Eador: Genesis was a game which is clearly built in the Heroes of Might & Magic mold. Created by Alexander Bokulev, a lone Russian programmer working for 3 years almost entirely on his own, it gained a modest following, and those who did play it recognized it as an undiscovered gem. Snowbird Games, with the collaboration of Bokulev, recognized this potential and have now brought us an enhanced remake of Genesis with Eador: Masters of the Broken World.
Eador: Masters of the Broken World (or just Eador: MotBW for short) is still just as good a strategy-RPG as the original one, with extremely deep and interesting mechanics, and more complexity than might initially meet the eye. But unfortunately, it's hard to fully recommend just yet. Read on to find out why.
The premise of the game is that you are what's called a Master - an immortal being of incredible power and influence, who inhabits the Astral Plane. Once, all lands were connected to each other as a single planet, but a great cataclysm split it into pieces, and now those pieces drift about as Shards within the Astral Plane. As a Master, you compete with other Masters who inhabit "the Astral" to assemble the Shards of the broken world into a new whole - but as each Master represents a different ideology or has the interests of certain races of mortals in mind, they are constantly in competition with each other; thus the world is continually reformed and broken once again.
Eador: MotBW shares almost everything in common with its precursor, including all its story, units, races, and the vast majority of its game balance too, so if you've played Genesis then this will be nothing new. Even so, the game's story and writing, even though translated from the original Russian, are actually very interesting and well-told, riding a fine line between humor and intrigue very effectively. This is a rare thing to see in a strategy game, but it keeps you motivated to return to the game and pick up the next piece of the puzzle, or get some more background information on a new Master, or other snippet of lore.

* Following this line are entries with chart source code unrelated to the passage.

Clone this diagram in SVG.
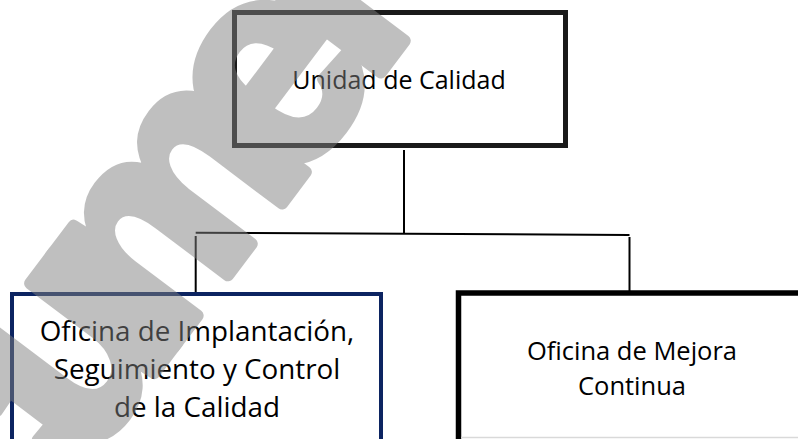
<svg xmlns="http://www.w3.org/2000/svg" width="798" height="439" viewBox="0 0 798 439">
<style>
.lbl{font-family:"Open Sans","Noto Sans",sans-serif;fill:#000;text-anchor:middle}
.conn{stroke:#000;stroke-width:2;fill:none}
.wm{font-family:"Liberation Sans",Arial,sans-serif;font-weight:bold;font-size:290px;fill:#808080;stroke:#808080;stroke-width:12;stroke-linejoin:round}
</style>
<rect width="798" height="439" fill="#fff"/>
<g id="connectors">
<line class="conn" x1="404" y1="150" x2="404" y2="233"/>
<line class="conn" x1="195.7" y1="232.7" x2="629.5" y2="235"/>
<line class="conn" x1="195.7" y1="236" x2="195.7" y2="293"/>
<line class="conn" x1="629.5" y1="237" x2="629.5" y2="293"/>
</g>
<g id="unidad-calidad">
<rect x="234.5" y="12.5" width="331" height="133" fill="none" stroke="#1a1a1a" stroke-width="5"/>
<text class="lbl" x="399" y="89" font-size="25">Unidad de Calidad</text>
</g>
<g id="oficina-implantacion">
<rect x="12" y="294" width="369" height="200" fill="none" stroke="#0c2461" stroke-width="4"/>
<text class="lbl" x="197" y="341" font-size="27.8">Oficina de Implantación,</text>
<text class="lbl" x="197" y="379" font-size="27.8">Seguimiento y Control</text>
<text class="lbl" x="197" y="417" font-size="27.8">de la Calidad</text>
</g>
<g id="oficina-mejora">
<rect x="458.5" y="293" width="400" height="200" fill="none" stroke="#000" stroke-width="5.5"/>
<line x1="461" y1="437.5" x2="798" y2="437.5" stroke="#d9d9d9" stroke-width="1.5"/>
<text class="lbl" x="632" y="360" font-size="25.5">Oficina de Mejora</text>
<text class="lbl" x="632" y="395" font-size="25.5">Continua</text>
</g>
<g id="watermark" opacity="0.5">
<text class="wm" x="12" y="562" dx="0 -45 -45 -45 -30" transform="rotate(-53 12 562)">cumen</text>
</g>
</svg>
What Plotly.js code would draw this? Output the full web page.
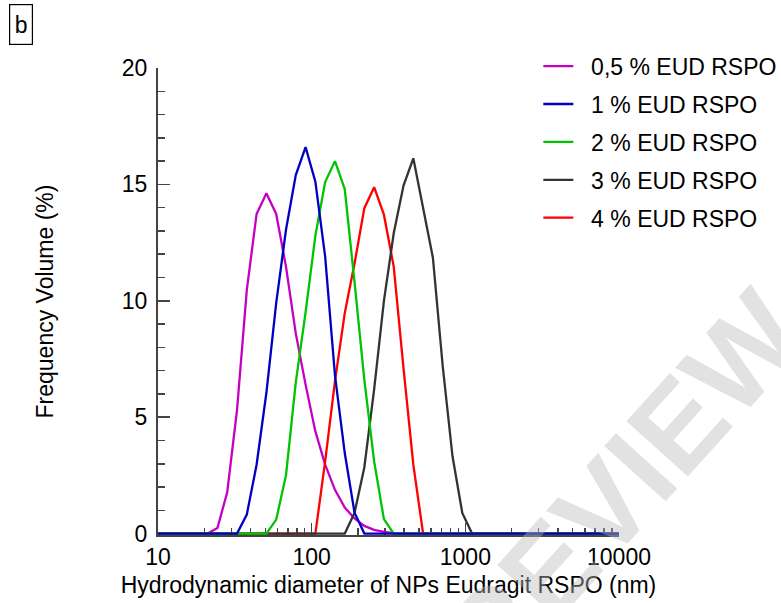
<!DOCTYPE html>
<html>
<head>
<meta charset="utf-8">
<script src="https://cdn.plot.ly/plotly-3.0.1.min.js"></script>
<style>html,body{margin:0;padding:0;background:#fff;}#chart{width:781px;height:603px;}</style>
</head>
<body>
<div id="chart"></div>
<script>
// Size bins (nm)
const sizes = [8.721, 10.1, 11.7, 13.54, 15.69, 18.17, 21.04, 24.36, 28.21, 32.67, 37.84, 43.82, 50.75, 58.77, 68.06, 78.82, 91.28, 105.7, 122.4, 141.8, 164.2, 190.1, 220.2, 255, 295.3, 342, 396.1, 458.7, 531.2, 615.1, 712.4, 825, 955.4, 1106, 1281, 1484, 1718, 1990, 2305, 2669, 3091, 3580, 4145, 4801, 5560, 6439, 7456, 8635, 10000];

// Frequency volume (%) per series
const eud05 = [0,0,0,0,0,0,0,0.24,1.77,5.3,10.47,13.73,14.62,13.73,11.47,8.6,6.4,4.39,2.96,1.88,1.12,0.65,0.33,0.16,0.07,0.02,0,0,0,0,0,0,0,0,0,0,0,0,0,0,0,0,0,0,0,0,0,0,0];
const eud1  = [0,0,0,0,0,0,0,0,0,0,0.82,2.96,6.05,9.9,13.05,15.4,16.6,15.12,11.9,6.8,3.46,0.9,0,0,0,0,0,0,0,0,0,0,0,0,0,0,0,0,0,0,0,0,0,0,0,0,0,0,0];
const eud2  = [0,0,0,0,0,0,0,0,0,0,0,0,0,0.6,2.5,6.5,9.5,12.8,15.1,16.0,14.8,10.8,6.6,3.1,0.62,0,0,0,0,0,0,0,0,0,0,0,0,0,0,0,0,0,0,0,0,0,0,0,0];
const eud3  = [0,0,0,0,0,0,0,0,0,0,0,0,0,0,0,0,0,0,0,0,0,0.89,2.85,6.2,10.0,12.9,14.95,16.12,14.0,11.85,7.2,3.32,0.89,0,0,0,0,0,0,0,0,0,0,0,0,0,0,0,0];
const eud4  = [0,0,0,0,0,0,0,0,0,0,0,0,0,0,0,0,0,0,3.1,6.55,9.47,11.6,13.98,14.88,13.7,11.47,7.1,2.96,0,0,0,0,0,0,0,0,0,0,0,0,0,0,0,0,0,0,0,0,0];

const seriesNames = ["0,5 % EUD RSPO", "1 % EUD RSPO", "2 % EUD RSPO", "3 % EUD RSPO", "4 % EUD RSPO"];
const xTickVals = [10, 100, 1000, 10000];
const xTickText = ["10", "100", "1000", "10000"];

const FONT = "Liberation Sans, Arial, sans-serif";
const FS = 23;

function tr(y, name, color, rank) {
  return {
    x: sizes, y: y, name: "\u00a0\u00a0" + name, type: "scatter", mode: "lines",
    line: {color: color, width: 2.3},
    legendgroup: name, legendrank: rank
  };
}
// draw order: magenta, red, black, green, blue (blue on top)
const data = [
  tr(eud05, seriesNames[0], "#C400C4", 1),
  tr(eud4,  seriesNames[4], "#FF0000", 5),
  tr(eud3,  seriesNames[3], "#333333", 4),
  tr(eud2,  seriesNames[2], "#00C400", 3),
  tr(eud1,  seriesNames[1], "#0000C4", 2)
];

const minorX = [];
for (let d = 10; d < 10000; d *= 10) for (let k = 2; k <= 9; k++) minorX.push(d * k);

const layout = {
  width: 781, height: 603,
  margin: {l: 158, r: 162, t: 68, b: 68, autoexpand: false},
  paper_bgcolor: "#fff", plot_bgcolor: "#fff",
  font: {family: FONT, size: FS, color: "#000"},
  showlegend: true,
  legend: {
    x: 0.825, y: 1.05, xanchor: "left", yanchor: "top",
    traceorder: "grouped", tracegroupgap: 5,
    itemwidth: 30, font: {family: FONT, size: FS, color: "#000"},
    bgcolor: "rgba(0,0,0,0)"
  },
  xaxis: {
    type: "log", range: [1, 4], layer: "below traces",
    tickvals: xTickVals, ticktext: xTickText,
    ticks: "inside", ticklen: 12, tickwidth: 1.5, tickcolor: "#444",
    minor: {tickvals: minorX, ticks: "inside", ticklen: 7, tickwidth: 1.5, tickcolor: "#444"},
    showline: true, linecolor: "#444", linewidth: 2,
    showgrid: false, zeroline: false,
    tickfont: {family: FONT, size: FS},
    title: {text: "Hydrodynamic diameter of NPs Eudragit RSPO (nm)", font: {family: FONT, size: FS}, standoff: 8},
    automargin: false
  },
  yaxis: {
    range: [-0.06, 20], tickvals: [0, 5, 10, 15, 20], layer: "below traces",
    ticks: "inside", ticklen: 12, tickwidth: 1.5, tickcolor: "#444",
    minor: {tickvals: [1,2,3,4,6,7,8,9,11,12,13,14,16,17,18,19], ticks: "inside", ticklen: 7, tickwidth: 1.5, tickcolor: "#444"},
    showline: true, linecolor: "#444", linewidth: 2,
    showgrid: false, zeroline: false,
    tickfont: {family: FONT, size: FS},
    ticklabelstandoff: 4,
    title: {text: "Frequency Volume (%)", font: {family: FONT, size: FS}, standoff: 62},
    automargin: false
  },
  annotations: [
    {text: "b", xref: "paper", yref: "paper", x: -0.297, y: 1.094, xanchor: "center", yanchor: "middle",
     showarrow: false, font: {family: FONT, size: FS, color: "#000"}, width: 16, height: 33,
     bordercolor: "#000", borderwidth: 1.2, borderpad: 3, bgcolor: "#fff"},
    {text: "<b>PREVIEW</b>", xref: "paper", yref: "paper", x: 0.95, y: 0.04, xanchor: "center", yanchor: "middle",
     showarrow: false, textangle: -48, font: {family: FONT, size: 120, color: "rgba(185,185,185,0.42)"}}
  ]
};

Plotly.newPlot("chart", data, layout, {displayModeBar: false, staticPlot: true});
</script>
</body>
</html>
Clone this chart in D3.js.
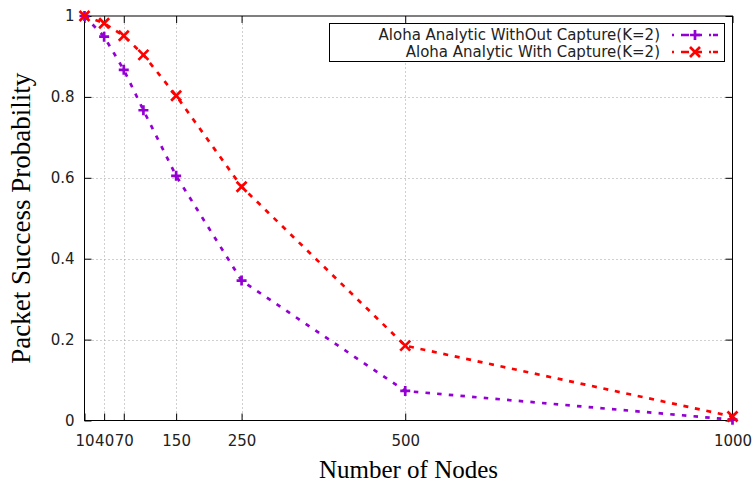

One of Eador's most interesting ideas is how your low-level actions influence the greater events and story of the game; this is accomplished with its karma system. Most actions you take while fighting other Masters for control of a Shard will steer you towards chaos or order - rely on summoning undead or hiring thieves to do your dirty work, and you will push yourself in a more chaotic direction, while the opposite is true if you help your citizens peacefully and rely on lawful units like priests and knights. Your karma will influence which Masters become your allies and enemies, which also eventually leads to multiple endings to the campaign.